Yaşadıkları yoğun stres nedeniyle o dönemde eğitim gören, işinden edilen tüm insanların çeşitli hastalıklara yakalandığına dikkati çeken Dilmen, şöyle devam etti:
"Zekiye hastalandı ve amansız bir hastalıktı. Hastalığı üniversite yıllarında başladı. Zekiye de bu süreci atlatan tüm kardeşlerimiz de hastalandı diyebiliriz. Bağırsak kanseri olduğu çok sonra anlaşıldı. Son dönemde karaciğer, rahim ve daha birçok yerine sıçradı. 28 Şubat sürecinde çok üzüldü. Üzüntü birçok hastalığın ana sebebi. Mesleğine 2012'de dönebildi. Hastalığı o dönemde de mevcuttu ancak Allah'ın mucizesi mi öğretmenlik mesleğine kavuşmasının sevinci mi bilemiyorum 2012 öğretmenliğine dönünce iyileşti. Sonra tekrar nüksetti. Teyzem çok sevilen bir insandı. Türkiye'de ve dünyanın farklı ülkelerinde teyzem için sosyal medya üzerinden dua zinciri oluşturuldu."
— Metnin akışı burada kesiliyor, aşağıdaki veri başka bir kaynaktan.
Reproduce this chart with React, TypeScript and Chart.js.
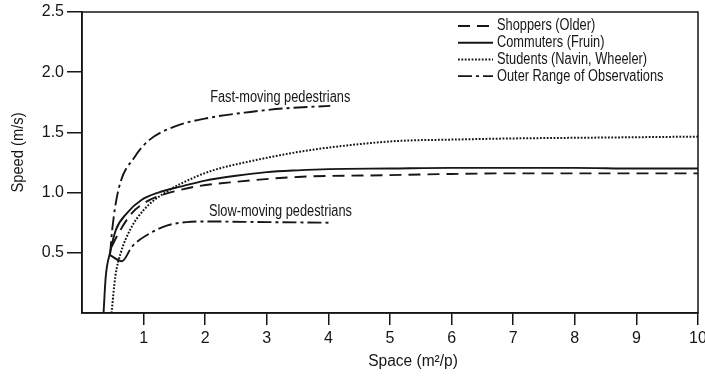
import React, { useEffect, useRef } from "react";
import { Chart, registerables } from "chart.js";

Chart.register(...registerables);

const FONT = "'Liberation Sans', Arial, sans-serif";
const INK = "#161616";

// Tick values
const xTickValues = [1, 2, 3, 4, 5, 6, 7, 8, 9, 10];
const yTickValues = [0.5, 1.0, 1.5, 2.0, 2.5];

// Series: Shoppers (Older)
const shoppersX = [0.48, 0.59, 0.81, 1.0, 1.24, 1.5, 1.84, 2.5, 3.5, 5, 6, 7, 8, 9, 10];
const shoppersY = [0.55, 0.66, 0.83, 0.91, 0.97, 1.01, 1.05, 1.09, 1.13, 1.145, 1.155, 1.16, 1.16, 1.16, 1.16];

// Series: Commuters (Fruin)
const commutersX = [0.35, 0.385, 0.455, 0.55, 0.73, 0.97, 1.24, 1.6, 2.0, 2.5, 3.0, 3.5, 4, 5, 6, 7, 8, 9, 10];
const commutersY = [0, 0.3, 0.5, 0.69, 0.83, 0.94, 1.0, 1.05, 1.1, 1.14, 1.17, 1.185, 1.195, 1.2, 1.205, 1.205, 1.205, 1.2, 1.2];

// Series: Students (Navin, Wheeler)
const studentsX = [0.48, 0.54, 0.63, 0.78, 1.0, 1.35, 1.84, 2.16, 2.73, 3.54, 4.36, 5.17, 6, 7, 8, 9, 10];
const studentsY = [0, 0.3, 0.5, 0.69, 0.855, 1.0, 1.13, 1.19, 1.26, 1.34, 1.395, 1.43, 1.44, 1.45, 1.455, 1.46, 1.465];

// Outer range of observations: fast-moving (upper) boundary
const fastX = [0.455, 0.49, 0.59, 0.86, 1.1, 1.51, 2.05, 2.73, 3.3, 4.03];
const fastY = [0.48, 0.69, 1.02, 1.3, 1.44, 1.55, 1.62, 1.67, 1.7, 1.72];

// Outer range of observations: slow-moving (lower) boundary, first point joins the upper boundary
const slowX = [0.455, 0.65, 0.81, 1.13, 1.4, 1.7, 2.0, 3.0, 4.03];
const slowY = [0.48, 0.43, 0.55, 0.67, 0.73, 0.755, 0.76, 0.755, 0.75];

const legendLabels = ["Shoppers (Older)", "Commuters (Fruin)", "Students (Navin, Wheeler)", "Outer Range of Observations"];
const annotationTexts = ["Fast-moving pedestrians", "Slow-moving pedestrians"];
const annotationAnchorsX = [2.08, 2.06];
const annotationAnchorsY = [1.79, 0.84];

const xTitle = "Space (m\u00B2/p)";
const yTitle = "Speed (m/s)";

const DASH_SHOPPERS = [12, 7];
const DASH_COMMUTERS: number[] = [];
const DASH_STUDENTS = [1.8, 1.6];
const DASH_OUTER = [14, 4, 3, 4];

const pts = (xs: number[], ys: number[]) => xs.map((x, i) => ({ x, y: ys[i] }));

const legendStyles = [
  { dash: DASH_SHOPPERS, width: 1.9 },
  { dash: DASH_COMMUTERS, width: 1.9 },
  { dash: DASH_STUDENTS, width: 2 },
  { dash: DASH_OUTER, width: 1.9 },
];

function narrowText(ctx: any, text: string, x: number, y: number, squeeze: number, align: string) {
  ctx.save();
  ctx.translate(x, y);
  ctx.scale(squeeze, 1);
  ctx.textAlign = align;
  ctx.fillText(text, 0, 0);
  ctx.restore();
}

const decorPlugin = {
  id: "decor",
  afterDraw(chart: any) {
    const { ctx, chartArea, scales } = chart;
    const xs = scales.x;
    const ys = scales.y;
    ctx.save();
    // frame
    ctx.strokeStyle = INK;
    ctx.lineWidth = 1.5;
    ctx.setLineDash([]);
    ctx.strokeRect(chartArea.left, chartArea.top, chartArea.right - chartArea.left, chartArea.bottom - chartArea.top);

    // legend
    ctx.font = `16px ${FONT}`;
    ctx.fillStyle = INK;
    ctx.textBaseline = "middle";
    legendLabels.forEach((label, i) => {
      const y = chartArea.top + 14 + i * 16.7;
      const st = legendStyles[i];
      ctx.beginPath();
      ctx.setLineDash(st.dash);
      ctx.lineWidth = st.width;
      ctx.strokeStyle = INK;
      ctx.moveTo(chartArea.right - 240, y);
      ctx.lineTo(chartArea.right - 205, y);
      ctx.stroke();
      ctx.setLineDash([]);
      narrowText(ctx, label, chartArea.right - 201, y, 0.8, "left");
    });

    // annotations
    annotationTexts.forEach((t, i) => {
      narrowText(ctx, t, xs.getPixelForValue(annotationAnchorsX[i]), ys.getPixelForValue(annotationAnchorsY[i]), 0.8, "left");
    });

    // axis titles
    narrowText(ctx, xTitle, (chartArea.left + chartArea.right) / 2 + 23, chartArea.bottom + 49, 0.97, "center");
    ctx.translate(19, (chartArea.top + chartArea.bottom) / 2 - 10);
    ctx.rotate(-Math.PI / 2);
    narrowText(ctx, yTitle, 0, 0, 0.92, "center");
    ctx.restore();
  },
};

export default function App() {
  const ref = useRef<HTMLCanvasElement | null>(null);

  useEffect(() => {
    document.body.style.margin = "0";
    const canvas = ref.current!;
    const common = {
      borderColor: INK,
      backgroundColor: INK,
      pointRadius: 0,
      fill: false,
      cubicInterpolationMode: "monotone" as const,
    };
    const chart = new Chart(canvas, {
      type: "line",
      data: {
        datasets: [
          { ...common, label: legendLabels[0], data: pts(shoppersX, shoppersY), borderDash: DASH_SHOPPERS, borderWidth: 1.9 },
          { ...common, label: legendLabels[1], data: pts(commutersX, commutersY), borderDash: DASH_COMMUTERS, borderWidth: 1.9 },
          { ...common, label: legendLabels[2], data: pts(studentsX, studentsY), borderDash: DASH_STUDENTS, borderWidth: 2 },
          { ...common, label: legendLabels[3], data: pts(fastX, fastY), borderDash: DASH_OUTER, borderWidth: 1.9 },
          {
            ...common,
            label: legendLabels[3] + " (lower)",
            data: pts(slowX, slowY),
            borderDash: DASH_OUTER,
            borderWidth: 1.9,
            segment: {
              borderDash: (c: any) => (c.p0DataIndex === 0 ? [] : DASH_OUTER),
            },
          },
        ],
      },
      options: {
        responsive: false,
        animation: false,
        devicePixelRatio: 1,
        layout: { padding: { top: 12, right: 7, left: 0, bottom: 0 } },
        plugins: { legend: { display: false }, tooltip: { enabled: false } },
        scales: {
          x: {
            type: "linear",
            min: 0,
            max: 10,
            afterBuildTicks: (s: any) => {
              s.ticks = xTickValues.map((v) => ({ value: v }));
            },
            afterFit: (s: any) => {
              s.height = 63;
              s.paddingLeft = 0;
              s.paddingRight = 0;
            },
            grid: { drawOnChartArea: false, tickLength: 12, color: INK, lineWidth: 1.5 },
            border: { color: INK, width: 1.5 },
            ticks: { color: INK, padding: 4, font: { family: FONT, size: 16 }, maxRotation: 0, autoSkip: false },
          },
          y: {
            type: "linear",
            min: 0,
            max: 2.5,
            afterBuildTicks: (s: any) => {
              s.ticks = yTickValues.map((v) => ({ value: v }));
            },
            afterFit: (s: any) => {
              s.width = 82;
              s.paddingTop = 0;
              s.paddingBottom = 0;
            },
            grid: { drawOnChartArea: false, tickLength: 15, color: INK, lineWidth: 1.5 },
            border: { color: INK, width: 1.5 },
            ticks: {
              color: INK,
              padding: 3,
              font: { family: FONT, size: 16 },
              callback: (v: any) => Number(v).toFixed(1),
            },
          },
        },
      },
      plugins: [decorPlugin],
    });
    return () => chart.destroy();
  }, []);

  return (
    <div style={{ position: "absolute", left: 0, top: 0, width: 705, height: 376, background: "#fff" }}>
      <canvas ref={ref} width={705} height={376} style={{ display: "block" }} />
    </div>
  );
}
"İncecik kollarıyla erzak taşırdı öğrencilerinin evlerine"
Başörtü yasağının uygulandığı dönemde çok zorlu süreçlerden geçtiklerine dikkati çeken Dilmen, şunları ifade etti:
"14 yıl sonra af kapsamında Zekiye yıllarca hasret kaldığı öğrencilerine kavuştu, ben de üniversiteye geri dönebilmiştim. Zekiye, öğrencilerine kitapları sevdirmek adına yazarlar davet etti okuluna. Maddi durumu iyi olmayan öğrencileri tespit eder, gururlarını incitmeden yardım ederdi. İncecik kollarıyla erzak taşırdı öğrencilerinin evlerine. Ev ziyaretleri yapmayı, onların yaralarına merhem olmayı severdi. Hastanede refakatçi olduğum zaman yardım ettiğim öğrencilerine yardımın kesilmemesini vasiyet etti. Son Öğretmenler Günü'nde de iş çıkışı elimde çiçeklerle gittim yanına. Küçücük çocuklar gibi sevindi 'İlk defa bu sene kimse kutlamadı, Öğretmenler Günü'mü diye üzülmüştüm, iyi ki geldin.' dedi."
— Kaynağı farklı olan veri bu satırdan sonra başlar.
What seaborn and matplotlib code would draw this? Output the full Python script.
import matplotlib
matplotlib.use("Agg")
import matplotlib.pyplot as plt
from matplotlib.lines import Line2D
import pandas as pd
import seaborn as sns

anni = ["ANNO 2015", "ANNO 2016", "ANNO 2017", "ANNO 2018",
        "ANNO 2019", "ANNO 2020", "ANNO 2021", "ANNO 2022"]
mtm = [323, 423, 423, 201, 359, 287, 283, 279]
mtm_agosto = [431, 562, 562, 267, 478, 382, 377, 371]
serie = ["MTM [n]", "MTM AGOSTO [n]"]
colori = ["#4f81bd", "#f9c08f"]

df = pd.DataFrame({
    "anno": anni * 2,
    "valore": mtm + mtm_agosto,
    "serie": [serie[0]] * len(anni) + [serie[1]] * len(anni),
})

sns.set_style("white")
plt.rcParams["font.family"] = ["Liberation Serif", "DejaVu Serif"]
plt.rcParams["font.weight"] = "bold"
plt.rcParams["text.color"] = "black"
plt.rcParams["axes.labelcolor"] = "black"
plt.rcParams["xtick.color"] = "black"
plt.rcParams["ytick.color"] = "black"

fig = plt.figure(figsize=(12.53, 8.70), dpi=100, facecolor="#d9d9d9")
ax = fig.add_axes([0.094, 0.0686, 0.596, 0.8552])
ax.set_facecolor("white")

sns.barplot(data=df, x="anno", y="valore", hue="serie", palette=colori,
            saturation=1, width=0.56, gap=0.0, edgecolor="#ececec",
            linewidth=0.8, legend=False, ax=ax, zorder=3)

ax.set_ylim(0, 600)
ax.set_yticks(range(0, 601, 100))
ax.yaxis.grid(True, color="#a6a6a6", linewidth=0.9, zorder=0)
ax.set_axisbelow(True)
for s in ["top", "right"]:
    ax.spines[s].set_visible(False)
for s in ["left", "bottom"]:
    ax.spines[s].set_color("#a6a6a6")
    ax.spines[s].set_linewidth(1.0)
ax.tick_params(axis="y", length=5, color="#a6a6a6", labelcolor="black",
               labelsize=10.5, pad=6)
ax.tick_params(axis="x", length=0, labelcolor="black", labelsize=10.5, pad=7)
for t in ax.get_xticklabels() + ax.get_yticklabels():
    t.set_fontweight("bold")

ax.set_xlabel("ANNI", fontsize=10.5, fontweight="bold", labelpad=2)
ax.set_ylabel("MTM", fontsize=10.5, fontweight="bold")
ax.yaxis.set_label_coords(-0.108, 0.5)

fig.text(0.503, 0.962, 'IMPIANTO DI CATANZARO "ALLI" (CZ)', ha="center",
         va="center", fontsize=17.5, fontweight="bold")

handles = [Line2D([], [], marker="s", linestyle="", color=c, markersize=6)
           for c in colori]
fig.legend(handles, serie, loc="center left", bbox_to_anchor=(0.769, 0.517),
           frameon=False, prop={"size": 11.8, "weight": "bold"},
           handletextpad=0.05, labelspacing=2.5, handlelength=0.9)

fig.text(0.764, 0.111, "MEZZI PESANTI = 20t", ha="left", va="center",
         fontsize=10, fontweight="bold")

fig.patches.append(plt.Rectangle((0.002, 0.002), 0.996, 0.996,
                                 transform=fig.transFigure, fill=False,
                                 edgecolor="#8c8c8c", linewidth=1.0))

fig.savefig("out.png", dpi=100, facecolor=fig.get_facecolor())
Yağmurcu'nun 28 Şubat davasına müdahil olduğunu kaydeden Dilmen, o dönemin aktörlerinin ceza alması için mücadele ettiğini dile getirdi. Dilmen, teyzesinin öğretmenliğe dönmesi halinde maaşının yarısını yardıma muhtaç ailelere vereceği şeklinde söz verdiğini, bu sözünü de yerine getirdiğini kaydetti.
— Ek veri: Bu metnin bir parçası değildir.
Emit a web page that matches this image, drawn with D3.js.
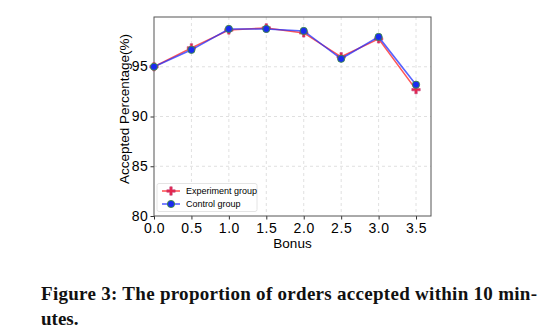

Ağır geçen hastalık ve tedavi sürecine rağmen, teyzesinin bu haline hep şükrettiğini de belirten Deniz Dilmen, Yağmurcu'nun bu süreçte ibadetlerini hiç aksatmadığına dikkati çekti. Dilmen, teyzesinin adının bir okula verilerek yaşatılmasını istedi.
"Alınamayan haklarımız var"
"Suçlular affedilir normalde, biz suç mu işlemiştik" diyen Dilmen, şunları kaydetti:
"Suçumuzun ne olduğunu bize kim anlatabilir? 14 senemiz nereye gitti? Şimdi bu yaşlarda emekliliğimiz için gün saymamız gerekirken hala düzenli iş bulamayan, sigortası bile olmayan kahramanlarımız içimizdeyken, hakları verilmeli. Sadece ölümünde yad edilip hatırlanmamalı. Hala o dönemi yaşayan yüzlerce kahraman yaşıyor, ölmelerini mi bekliyoruz? Alınamayan haklarımız var. Bize 17 yıl aradan sonra mezun olunca atanabilmek için KPSS şartı aranmamalı. Geriye dönük tam olarak haklarını alamayanların hakları ne olacak?"